When not running Camino, she devotes her time to hanging out with her family.
“I spend most of my time being a business owner and a mom,” she tells me before adding that her coworkers at Camino are also considered family. “I love my coworkers — they’re probably my favorite thing about Camino.”
It’s no surprise that family is such a priority to Clifford. She declined to tell me the exact circumstances, but said that Camino was born from a dark period following the death of a family member.
“I was home with my son and I was between jobs but needed to work,” Clifford said before taking a sip from her water bottle. “It was just something that happened. I originally started doing a little cooking in the basement of Krankie’s, and it just really blew through the roof in a way I didn’t expect. Next thing I knew, Owen was cutting the big ribbon to officially open this location.”
The surprising turn of events that brought Camino into the world in 2008 has led Clifford to view the world differently. In fact, she told me, the entire journey with all its twists and turns is what gave the bakery its name.
“I walked the Camino [de Santiago] in 1997 and just loved it,” Clifford said with a grin. Her green-blue eyes light up at the thought of the pilgrimage. “It was a formative experience for me because it represents a different way of life.”
The bakery, like the pilgrimage, has been and continues to be a roller coaster of a journey for Clifford, and she finds many similarities between the two.
“It’s different everyday,” she said while taking a second to greet some Camino regulars.
“It’s exciting because you never know what’s going to happen, but that’s how I like to live my life,” she said. “You never know what life is going to bring you. In both situations, you just have to sigue la flecha — follow the arrow — and keep going in a really positive direction.”
We share a laugh at the bit of Spanish that weaves in and out of Clifford’s everyday language before she tells me about the meaning of “sigue la flecha.”
On the Camino de Santiago, the phrase is used to tell pilgrims how to avoid getting lost. As such, arrows and scallop shells — symbols of the Camino — feature prominently in the décor of the bakery, including all the tables. Clifford notes that all the tables are handmade because one of her hobbies is woodworking.
Many of the photographs that hang on the walls are also Cary Clifford originals. She says that while she doesn’t have a favorite photograph, she did really enjoy taking landscape photos around Winston-Salem using old techniques and a Victorian-style camera.
Camino Bakery is a large part of Clifford’s life. It’s seen her through some of her highest moments, but also some of her lowest.
Because of that, Clifford told me, Camino is like a second home for her and her family.
“It’s a community hub,” she said. “I just want people to have a sort of home away from home where they can feel welcome and have something great to eat and drink. For me, I have a lot of great memories of just laughing with my friends at work and watching my son grow up in this environment.”

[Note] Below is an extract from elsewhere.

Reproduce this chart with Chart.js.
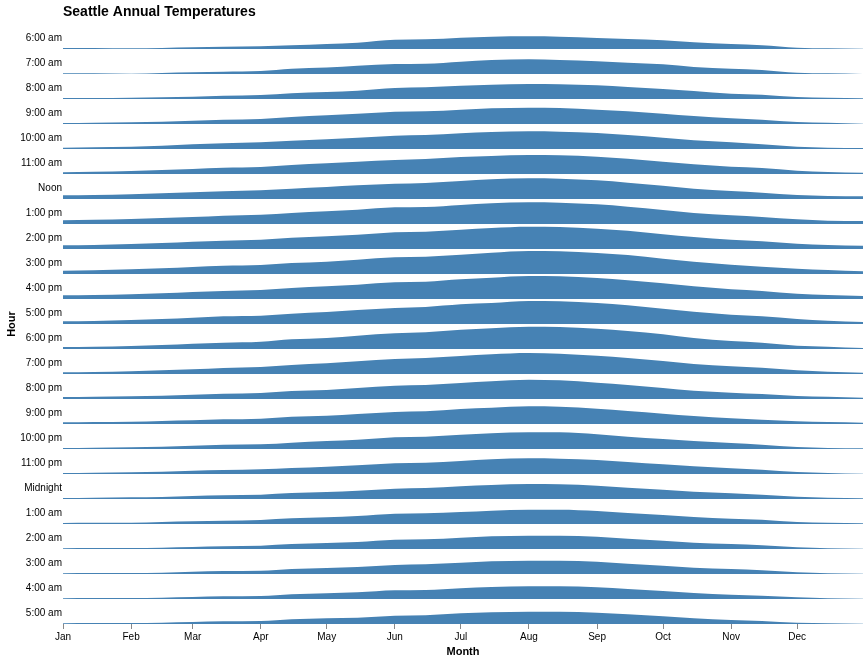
<!DOCTYPE html>
<html>
<head>
<meta charset="utf-8">
<script src="https://cdn.jsdelivr.net/npm/chart.js@4"></script>
<style>
  html, body { margin: 0; padding: 0; background: #fff; }
  #wrap { width: 868px; height: 661px; position: relative; }
</style>
</head>
<body>
<div id="wrap"><canvas id="c" width="868" height="661"></canvas></div>
<script>
// ---- data ----
const hours = ['6:00 am','7:00 am','8:00 am','9:00 am','10:00 am','11:00 am','Noon',
  '1:00 pm','2:00 pm','3:00 pm','4:00 pm','5:00 pm','6:00 pm','7:00 pm','8:00 pm',
  '9:00 pm','10:00 pm','11:00 pm','Midnight','1:00 am','2:00 am','3:00 am','4:00 am','5:00 am'];
const months = ['Jan','Feb','Mar','Apr','May','Jun','Jul','Aug','Sep','Oct','Nov','Dec'];
const monthStartDays = [0,31,59,90,120,151,181,212,243,273,304,334];
// day of year of each sample (1st and 15th of each month, Dec 31)
const sampleDays = [0,14,31,45,59,73,90,104,120,134,151,165,181,195,212,226,243,257,273,287,304,318,334,348,364];

// hourly normal temperatures (°F) at the sample days
const temp6am  = [36,36,35.4,36,37.4,38.6,39.4,41.4,44,46.6,52.6,53.4,56.6,58.6,59.4,58.6,56,54,51.4,47.4,44,41.4,36.6,35.4,34.6];
const temp7am  = [35.4,35.4,34.6,36,37.4,38.6,40,44.6,47,50.6,54,54.6,58.6,62,63.4,62,59.4,56.6,53.4,48,44.6,42,36.6,35.4,34];
const temp8am  = [36,36,36.6,37.4,38.6,40.6,42,45.4,48,50.6,56,57.4,60.6,62.6,64,63.4,61.4,58,54,50,44.6,42.6,38,36.6,35.4];
const temp9am  = [36,36.6,37.4,38.6,40.6,42.6,44,48,51.4,54.6,58.6,59.4,62.6,65.4,66.6,66,62.6,59.4,54.6,50,45.4,42.6,38,36.6,34.6];
const temp10am = [36.6,37.4,38.6,40.6,43.4,45.4,47.4,50.6,53.4,56.6,60.6,62,65.4,68,69.4,68.6,66,62,56.6,51.4,47.4,43.4,38.6,36.6,36];
const temp11am = [37.4,38.6,40,42,44,46.6,48,52,55.4,58.6,62,64,68,70,72,71.4,68.6,64.6,58.6,53.4,48.6,46,40.6,38,36.6];
const tempNoon = [41.4,42,43.4,45.4,47.4,49.4,51.4,54.6,58,61.4,64.6,66,70,73.4,75.4,74.6,71.4,66.6,60.6,54.6,50,46.6,42,40,39.4];
const temp1pm  = [41.4,42.6,44,46,48,50.6,52.6,56,59.4,62.6,67.4,68,72,75.4,77.4,76.6,73.4,68.6,62,56,51.4,48,43.4,40.6,40];
const temp2pm  = [41.4,42,44,46,48.6,50.6,52.6,56.6,59.4,62.6,67.4,68.6,72.6,76,78.6,78,74.6,70.6,63.4,58,52.6,49.4,44.6,42,40.6];
const temp3pm  = [40.6,41.4,43.4,45.4,48,50.6,52,56,58.6,62.6,67.4,68.6,72.6,76.6,80,79.4,76,72,64.6,58.6,52.6,48.6,44.6,42,39.4];
const temp4pm  = [41.4,42,43.4,45.4,48,50,52,56,59.4,62.6,67.4,68.6,73.4,76.6,80,79.4,76,71.4,65.4,59.4,53.4,50,44.6,42,40];
const temp5pm  = [39.4,40,42,44,46.6,49.4,50.6,54.6,58,62,66,68,73.4,76,80,79.4,76,71.4,64.6,58.6,52.6,49.4,44,40.6,38];
const temp6pm  = [38,38.6,40,42,44.6,46.6,48.6,53.4,56,60.6,65.4,67.4,72.6,75.4,78.6,78,74.6,70,63.4,56,50,46.6,40.6,38.6,36];
const temp7pm  = [37.4,38,39.4,41.4,43.4,46,48,52,55.4,59.4,64,66,70,73.4,76,74.6,70.6,66,60,54,49.4,46.6,41.4,38.6,36.6];
const temp8pm  = [38,38.6,39.4,40.6,42.6,44.6,46,50,52,56,60.6,62,66,69.4,72.6,71.4,66.6,62,56,50.6,46.6,44,40,38.6,36.6];
const temp9pm  = [37.4,38,38.6,40,41.4,43.4,44.6,48.6,50.6,54,58,59.4,64,66.6,69.4,68.6,64.6,60,54.6,50,45.4,42.6,39.4,38,36.6];
const temp10pm = [36,36.6,37.4,38.6,40.6,42.6,43.4,46.6,50,52.6,57.4,58.6,62.6,65.4,67.4,67.4,63.4,58.6,54,50,46,42.6,38,36,35.4];
const temp11pm = [36,36.6,37.4,38.6,40.6,42,43.4,46,48.6,51.4,55.4,56.6,60,63.4,65.4,64.6,62,58,53.4,49.4,45.4,42.6,38,36,34.6];
const tempMidnight = [36,36.6,37.4,38,40,41.4,42.6,46,48,50.6,54.6,56,59.4,62,64,63.4,60.6,56.6,52.6,48.6,45.4,42.6,38.6,36.6,35.4];
const temp1am  = [36,36.6,36.6,38,39.4,40.6,42,45.4,47.4,50,54.6,55.4,58,60.6,62.6,62.6,60,56,52,48,44.6,42.6,38,36.6,35.4];
const temp2am  = [35.4,36,36,36.6,38,39.4,40.6,44,46,48,52.6,53.4,56.6,59.4,60.6,60.6,58.6,54.6,50.6,46.6,44,41.4,37.4,35.4,34.6];
const temp3am  = [35.4,36,36,36.6,38.6,40,40.6,44,46,48,52,53.4,56.6,59.4,60.6,60.6,58.6,54.6,50.6,46.6,44,41.4,37.4,35.4,34.6];
const temp4am  = [35.4,36,36,36.6,38,39.4,40,43.4,45.4,47.4,51.4,52,55.4,58,59.4,59.4,57.4,54,50,46,42.6,40.6,37.4,35.4,34.6];
const temp5am  = [35.4,36,36,36.6,38,39.4,40,43.4,45.4,46.6,50.6,51.4,55.4,57.4,58.6,58.6,56.6,53.4,49.4,45.4,42,40,36.6,35.4,34.6];

const temps = [temp6am,temp7am,temp8am,temp9am,temp10am,temp11am,tempNoon,temp1pm,temp2pm,
  temp3pm,temp4pm,temp5pm,temp6pm,temp7pm,temp8pm,temp9pm,temp10pm,temp11pm,tempMidnight,
  temp1am,temp2am,temp3am,temp4am,temp5am];
const tempMin = 34, tempMax = 84;

// ---- chart ----
const FONT = "'Liberation Sans', Arial, Helvetica, sans-serif";
Chart.defaults.font.family = FONT;
Chart.defaults.color = '#000';

const datasets = temps.map((row, i) => ({
  label: hours[i],
  data: sampleDays.map((d, j) => ({x: d, y: row[j]})),
  xAxisID: 'x',
  yAxisID: 'r' + i,
  fill: 'start',
  backgroundColor: '#4682b4',
  borderColor: '#4682b4',
  borderWidth: 0,
  pointRadius: 0,
  cubicInterpolationMode: 'monotone'
}));

const scales = {
  x: {
    type: 'linear',
    position: 'bottom',
    min: 0, max: 364,
    afterBuildTicks: (s) => { s.ticks = monthStartDays.map(v => ({value: v})); },
    afterFit: (s) => { s.height = 37; },
    ticks: {
      autoSkip: false, maxRotation: 0, padding: 2,
      font: {size: 10}, color: '#000',
      callback: (v, i) => months[i]
    },
    grid: { display: true, drawOnChartArea: false, drawTicks: true, tickLength: 5, color: '#888', lineWidth: 1 },
    border: { display: false },
    title: { display: true, text: 'Month', font: {size: 11, weight: 'bold'}, color: '#000', padding: {top: 2, bottom: 2} }
  },
  yHour: {
    type: 'category',
    axis: 'y',
    position: 'left',
    weight: 100,
    labels: hours,
    offset: true,
    afterFit: (s) => { s.width = 63; },
    ticks: { autoSkip: false, padding: 1, labelOffset: 1.5, font: {size: 10}, color: '#000' },
    grid: { display: false, drawTicks: false },
    border: { display: false },
    title: { display: true, text: 'Hour', font: {size: 11, weight: 'bold'}, color: '#000', padding: {top: 5, bottom: 5} }
  }
};
hours.forEach((h, i) => {
  scales['r' + i] = {
    type: 'linear',
    axis: 'y',
    position: 'left',
    stack: 'rows',
    stackWeight: 1,
    weight: 24 - i,
    min: tempMin, max: tempMax,
    display: false
  };
});

new Chart(document.getElementById('c'), {
  type: 'line',
  data: { datasets },
  options: {
    responsive: false,
    animation: false,
    layout: { padding: {top: 0, left: 0, right: 5, bottom: 0} },
    plugins: {
      legend: { display: false },
      tooltip: { enabled: false },
      title: {
        display: true, text: 'Seattle Annual Temperatures',
        align: 'start', fullSize: false,
        font: {size: 14, weight: 'bold'}, color: '#000',
        padding: {top: 4, bottom: 3.2}
      }
    },
    scales
  }
});
</script>
</body>
</html>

As more people gradually trickle in to the bakery and the line at the counter gets longer, Clifford reminds me more and more of a bird ready to fly. Catching the hint, I wrap things up, but not before asking her about her closing thoughts or words of wisdom.
“I really think it’s important for young people to follow their obsessions,” she said, staring out the window but looking at the Northern Spanish landscape rather than bustling downtown Winston-Salem. “If an opportunity comes your way and you realize it’s something that you want, you just gotta go for it. Sigue la flecha.”